Anesthesiologen intuberen beter dan kinderartsen
Plaats een reactieDe zorg voor ernstig zieke kinderen in Nederland kan nog wel wat beter. Dat concludeert kinderarts in opleiding Sam Janneke van Sambeeck die 1 november aan de Maastrichtse universiteit is gepromoveerd.
Ze bestudeerde voor haar dissertatie de werkafspraken, verantwoordelijkheden, specifieke vaardigheden en klinische observaties bij de zorg voor neonaten en kinderen. Op basis daarvan pleit ze voor de instelling van een multidisciplinaire commissie ‘vitaal bedreigde neonaat en kind’. Die commissie zou in elk ziekenhuis hetzelfde mandaat moeten krijgen als de al bestaande reanimatiecommissie, dus met een eigen budget en begroting.
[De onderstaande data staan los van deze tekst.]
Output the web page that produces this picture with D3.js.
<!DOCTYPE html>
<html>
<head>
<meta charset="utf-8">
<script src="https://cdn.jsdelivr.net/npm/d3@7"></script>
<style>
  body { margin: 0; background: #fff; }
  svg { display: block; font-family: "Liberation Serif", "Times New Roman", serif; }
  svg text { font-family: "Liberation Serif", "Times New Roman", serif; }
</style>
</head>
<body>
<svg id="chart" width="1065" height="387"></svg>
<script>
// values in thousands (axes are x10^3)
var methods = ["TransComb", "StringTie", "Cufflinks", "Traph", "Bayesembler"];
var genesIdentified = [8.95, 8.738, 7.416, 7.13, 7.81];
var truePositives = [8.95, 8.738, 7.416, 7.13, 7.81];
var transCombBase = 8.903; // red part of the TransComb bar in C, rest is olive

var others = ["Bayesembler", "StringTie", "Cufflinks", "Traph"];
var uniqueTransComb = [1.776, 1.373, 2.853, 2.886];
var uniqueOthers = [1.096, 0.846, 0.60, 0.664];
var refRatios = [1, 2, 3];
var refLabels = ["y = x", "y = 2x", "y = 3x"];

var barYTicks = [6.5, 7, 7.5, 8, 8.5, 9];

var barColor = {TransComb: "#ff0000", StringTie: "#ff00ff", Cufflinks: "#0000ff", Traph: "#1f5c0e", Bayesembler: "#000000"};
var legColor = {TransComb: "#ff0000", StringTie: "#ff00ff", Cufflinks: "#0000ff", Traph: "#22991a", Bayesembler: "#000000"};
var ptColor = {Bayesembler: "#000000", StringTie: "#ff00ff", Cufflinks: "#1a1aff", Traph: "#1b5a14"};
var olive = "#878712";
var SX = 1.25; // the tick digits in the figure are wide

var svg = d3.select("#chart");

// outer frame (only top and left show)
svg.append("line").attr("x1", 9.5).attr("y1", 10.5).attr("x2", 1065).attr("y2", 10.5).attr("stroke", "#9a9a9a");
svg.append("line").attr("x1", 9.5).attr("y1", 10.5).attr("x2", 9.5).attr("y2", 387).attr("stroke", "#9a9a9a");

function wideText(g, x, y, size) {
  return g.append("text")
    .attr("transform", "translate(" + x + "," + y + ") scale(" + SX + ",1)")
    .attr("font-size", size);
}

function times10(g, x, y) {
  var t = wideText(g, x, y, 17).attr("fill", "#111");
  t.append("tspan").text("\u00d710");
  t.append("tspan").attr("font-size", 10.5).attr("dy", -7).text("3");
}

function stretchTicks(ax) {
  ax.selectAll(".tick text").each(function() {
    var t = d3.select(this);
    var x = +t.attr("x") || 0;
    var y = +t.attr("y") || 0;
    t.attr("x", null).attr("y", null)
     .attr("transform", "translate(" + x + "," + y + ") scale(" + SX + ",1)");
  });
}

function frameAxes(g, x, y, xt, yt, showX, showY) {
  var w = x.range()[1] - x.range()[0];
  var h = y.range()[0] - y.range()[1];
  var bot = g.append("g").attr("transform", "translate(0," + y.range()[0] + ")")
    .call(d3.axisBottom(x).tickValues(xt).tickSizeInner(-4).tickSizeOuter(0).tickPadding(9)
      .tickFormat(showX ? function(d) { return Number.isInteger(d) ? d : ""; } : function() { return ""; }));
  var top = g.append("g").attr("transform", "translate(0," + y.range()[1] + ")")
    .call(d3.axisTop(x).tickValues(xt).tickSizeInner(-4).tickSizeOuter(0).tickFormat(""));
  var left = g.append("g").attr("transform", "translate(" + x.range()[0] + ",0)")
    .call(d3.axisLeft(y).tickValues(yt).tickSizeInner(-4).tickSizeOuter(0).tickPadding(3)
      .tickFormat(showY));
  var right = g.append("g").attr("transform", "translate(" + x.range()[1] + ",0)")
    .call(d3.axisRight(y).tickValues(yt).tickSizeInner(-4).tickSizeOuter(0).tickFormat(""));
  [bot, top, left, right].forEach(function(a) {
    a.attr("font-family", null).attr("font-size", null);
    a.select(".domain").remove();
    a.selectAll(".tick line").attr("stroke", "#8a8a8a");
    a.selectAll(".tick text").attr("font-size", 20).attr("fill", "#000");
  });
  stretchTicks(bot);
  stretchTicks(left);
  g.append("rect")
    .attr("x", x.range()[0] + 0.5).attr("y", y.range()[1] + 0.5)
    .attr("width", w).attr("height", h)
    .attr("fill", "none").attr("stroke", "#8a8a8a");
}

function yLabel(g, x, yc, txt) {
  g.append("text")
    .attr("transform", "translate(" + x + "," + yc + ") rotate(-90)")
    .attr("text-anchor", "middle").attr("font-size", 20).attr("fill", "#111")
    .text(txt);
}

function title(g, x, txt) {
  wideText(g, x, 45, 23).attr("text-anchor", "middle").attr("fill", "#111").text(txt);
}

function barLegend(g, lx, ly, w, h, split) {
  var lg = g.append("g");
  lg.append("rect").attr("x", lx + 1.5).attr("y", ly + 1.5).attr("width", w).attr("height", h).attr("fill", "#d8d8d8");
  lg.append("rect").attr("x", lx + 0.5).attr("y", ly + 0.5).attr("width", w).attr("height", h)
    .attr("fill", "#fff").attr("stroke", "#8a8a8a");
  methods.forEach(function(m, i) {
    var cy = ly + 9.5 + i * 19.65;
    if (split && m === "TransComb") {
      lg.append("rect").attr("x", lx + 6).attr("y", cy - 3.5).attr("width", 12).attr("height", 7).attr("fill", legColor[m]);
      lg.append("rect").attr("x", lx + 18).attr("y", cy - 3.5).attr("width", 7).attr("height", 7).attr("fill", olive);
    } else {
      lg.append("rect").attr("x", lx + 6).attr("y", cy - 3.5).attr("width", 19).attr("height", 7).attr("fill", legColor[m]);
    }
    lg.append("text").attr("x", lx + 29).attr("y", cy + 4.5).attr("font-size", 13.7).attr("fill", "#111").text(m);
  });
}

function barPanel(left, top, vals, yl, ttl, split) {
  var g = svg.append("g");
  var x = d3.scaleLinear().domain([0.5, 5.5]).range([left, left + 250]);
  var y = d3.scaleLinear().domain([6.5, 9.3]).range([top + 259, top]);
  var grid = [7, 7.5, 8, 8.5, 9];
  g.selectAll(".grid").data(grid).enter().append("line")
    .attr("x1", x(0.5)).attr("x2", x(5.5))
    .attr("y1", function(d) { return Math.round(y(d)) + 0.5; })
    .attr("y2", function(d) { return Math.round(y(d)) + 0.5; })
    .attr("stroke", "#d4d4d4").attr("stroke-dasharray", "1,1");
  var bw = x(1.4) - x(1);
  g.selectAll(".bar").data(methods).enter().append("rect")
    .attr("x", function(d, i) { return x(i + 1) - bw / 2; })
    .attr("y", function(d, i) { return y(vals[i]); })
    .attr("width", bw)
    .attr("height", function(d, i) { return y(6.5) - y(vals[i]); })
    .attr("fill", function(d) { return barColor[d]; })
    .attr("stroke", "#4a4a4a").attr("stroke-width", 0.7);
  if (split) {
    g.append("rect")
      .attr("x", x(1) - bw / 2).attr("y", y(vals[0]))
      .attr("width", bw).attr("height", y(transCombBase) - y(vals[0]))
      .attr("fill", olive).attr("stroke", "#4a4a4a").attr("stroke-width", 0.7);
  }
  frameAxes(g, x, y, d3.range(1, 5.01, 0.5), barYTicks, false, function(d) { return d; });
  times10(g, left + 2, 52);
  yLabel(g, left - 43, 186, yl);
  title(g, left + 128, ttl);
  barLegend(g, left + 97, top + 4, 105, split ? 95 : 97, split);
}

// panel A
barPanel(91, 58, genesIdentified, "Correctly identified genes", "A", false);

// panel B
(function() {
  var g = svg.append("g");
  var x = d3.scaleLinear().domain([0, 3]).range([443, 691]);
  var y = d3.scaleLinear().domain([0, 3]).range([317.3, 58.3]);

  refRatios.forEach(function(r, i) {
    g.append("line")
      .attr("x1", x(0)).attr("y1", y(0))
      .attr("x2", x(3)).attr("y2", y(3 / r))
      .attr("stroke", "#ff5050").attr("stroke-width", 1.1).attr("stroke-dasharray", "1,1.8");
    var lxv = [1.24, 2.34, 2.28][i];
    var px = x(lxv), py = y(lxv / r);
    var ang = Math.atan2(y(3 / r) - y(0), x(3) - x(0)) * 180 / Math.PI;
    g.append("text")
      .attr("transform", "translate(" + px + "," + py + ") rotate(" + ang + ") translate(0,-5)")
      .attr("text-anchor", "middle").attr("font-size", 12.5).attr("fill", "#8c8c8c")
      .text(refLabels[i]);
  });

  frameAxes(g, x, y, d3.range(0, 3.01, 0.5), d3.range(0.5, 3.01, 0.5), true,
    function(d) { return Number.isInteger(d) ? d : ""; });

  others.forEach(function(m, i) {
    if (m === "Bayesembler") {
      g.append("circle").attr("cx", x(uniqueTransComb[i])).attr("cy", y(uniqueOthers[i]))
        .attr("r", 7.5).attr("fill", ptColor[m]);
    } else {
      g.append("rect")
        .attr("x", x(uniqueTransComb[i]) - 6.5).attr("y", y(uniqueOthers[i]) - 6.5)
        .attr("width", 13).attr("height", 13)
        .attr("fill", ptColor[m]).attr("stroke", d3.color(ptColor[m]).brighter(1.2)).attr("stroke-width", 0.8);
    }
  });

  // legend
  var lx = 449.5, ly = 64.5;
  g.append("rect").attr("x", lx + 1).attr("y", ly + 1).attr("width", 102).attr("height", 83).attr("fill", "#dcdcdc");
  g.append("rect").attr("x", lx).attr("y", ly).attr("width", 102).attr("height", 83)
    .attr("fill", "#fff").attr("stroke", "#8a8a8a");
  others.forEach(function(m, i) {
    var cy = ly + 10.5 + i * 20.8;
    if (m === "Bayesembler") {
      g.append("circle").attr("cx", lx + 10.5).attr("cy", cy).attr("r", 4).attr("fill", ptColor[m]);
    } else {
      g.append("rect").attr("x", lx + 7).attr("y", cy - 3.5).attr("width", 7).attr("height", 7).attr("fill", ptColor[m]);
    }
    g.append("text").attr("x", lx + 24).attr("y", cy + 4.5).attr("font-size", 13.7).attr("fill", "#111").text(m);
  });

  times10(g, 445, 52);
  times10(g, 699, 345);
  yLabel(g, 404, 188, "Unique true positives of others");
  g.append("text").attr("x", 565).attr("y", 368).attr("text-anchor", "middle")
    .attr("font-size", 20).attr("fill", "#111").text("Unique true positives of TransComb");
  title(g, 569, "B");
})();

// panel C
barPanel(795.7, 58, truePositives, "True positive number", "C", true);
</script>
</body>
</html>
Ze keek meer specifiek naar de endotracheale intubatie van neonaten en kinderen. Van oudsher ligt de verantwoordelijkheid daarvoor bij de kinderarts. Maar, zo laat ze zien, 29 procent van de kinderartsen overschat zijn neonatale intubatievaardigheden, terwijl 33 procent van de anesthesiologen zijn vaardigheden op dit gebied juist onderschat. Omdat ze relatief weinig intubaties bij kinderen uitvoeren, voelen anesthesiologen zich soms ten onrechte onvoldoende vaardig, aldus Van Sambeeck. Ze pleit voor nationale en lokale afspraken over wie intubeert en voor meer trainingen van anesthesiologen en arts-assistenten anesthesiologie.
De Nederlandse Vereniging voor Kindergeneeskunde neemt de adviezen ter harte. Met de Nederlandse Vereniging voor Anesthesiologie (NVA) zijn de eerste stappen gezet om landelijke en regionale samenwerkingsafspraken te ontwikkelen. De NVA heeft het maken van lokale afspraken over de opvang van acuut zieke kinderen opgenomen in de beroepsnormen voor anesthesiologen.
Sam Janneke van Sambeeck - Organisation, intubation skills and monitoring in the acute care of critically ill children in Dutch general hospitals, proefschrift Universiteit van Maastricht.